Cholesteatoma is an abnormal collection of skin cells behind the ear drum in the middle ear space, which may eventually result in destruction to the bony structures in the middle ear, such as the middle ear bones (ossicles), the hearing organ (cochlear), the balance organ (labyrinth), the base of the skull (tegmen tympani) and even the bony covering of the facial nerve. Uncommonly, cholesteatoma can also occur in the deeper structures such as the petrous apex and the cerebellopontine angle.
The most common presentation of cholesteatoma is ear discharge (otorrhoea) and hearing loss. Other symptoms would include ringing in the ear (tinnitus), a painful ear (otalgia) and giddiness. Rarely, you may also experience headaches. You may also have no symptoms and it may also be incidentally picked up during a routine ear examination during a doctor’s visit for a separate problem.
Cholesteatoma may either be congenital (i.e. you are born with it) or acquired later in life.
Risks factors for acquired cholesteatoma include previous infection, a hole in the ear drum (tympanic membrane perforation) and previous otologic surgeries. Other risk factors include a poorly functioning Eustachian tube which results in negative pressure in the middle ear and a resultant retracted ear drum.
A diagnosis is usually made on careful inspection of the ear by a doctor. There will be tell-tale signs of cholesteatoma. If cholesteatoma is suspected, the ENT doctor would then usually proceed with an audiological test to determine the degree of hearing loss, and also order a CT scan to determine the extent of the disease.

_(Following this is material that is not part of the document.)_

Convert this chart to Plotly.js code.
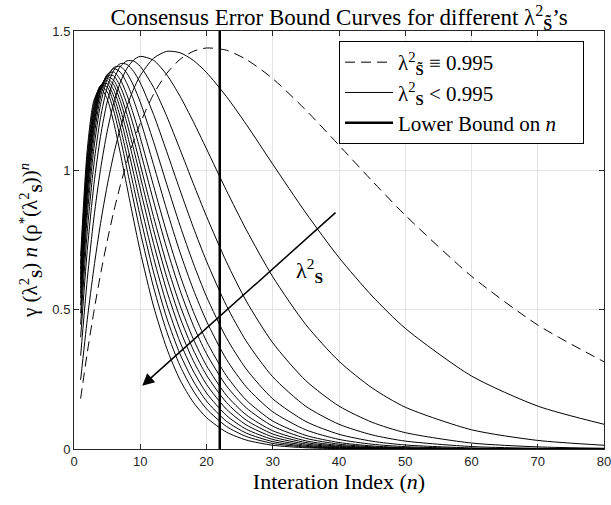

Surgery is often required for the treatment of cholesteatoma. If left untreated, the destructive and expansile nature of this condition can result in destruction to the bony structures in the middle ear, such as the middle ear bones (ossicles) and the hearing organ (cochlear) both resulting in hearing loss, the balance organ (labyrinth) to cause giddiness, the bony covering of the facial nerve to cause facial weakness and even the base of the skull (tegmen tympani) to cause involvement of the brain. If left untreated it can also be infected, causing pain, discharge and fever.
After doing the necessary investigations such as the audiological test and CT scans, the doctor will bring you through the process of the surgery. The extent of surgery is often dependent of the extent of the disease and it is individualized to the patient (see webpage on "Mastoidectomy"). It is done under General Anaesthesia.
You will often be discharged from the hospital after a night’s stay after your operation. It is important that you observe water precautions after surgery and prevent water from entering the operated ear after the surgery, especially when showering. Also, avoid heavy lifting and straining / sneezing for at least 1 month after your surgery. Any external scars should also be taken care of. An ointment will usually be prescribed for you to apply on the external scar. Ear drops will also be prescribed for you to apply into your ear. Rest assured that the doctor and the nursing team will teach you the wound care and give you specific instructions prior to your discharge. A doctor’s appointment will usually be fixed for you about one week after your discharge to review your wound.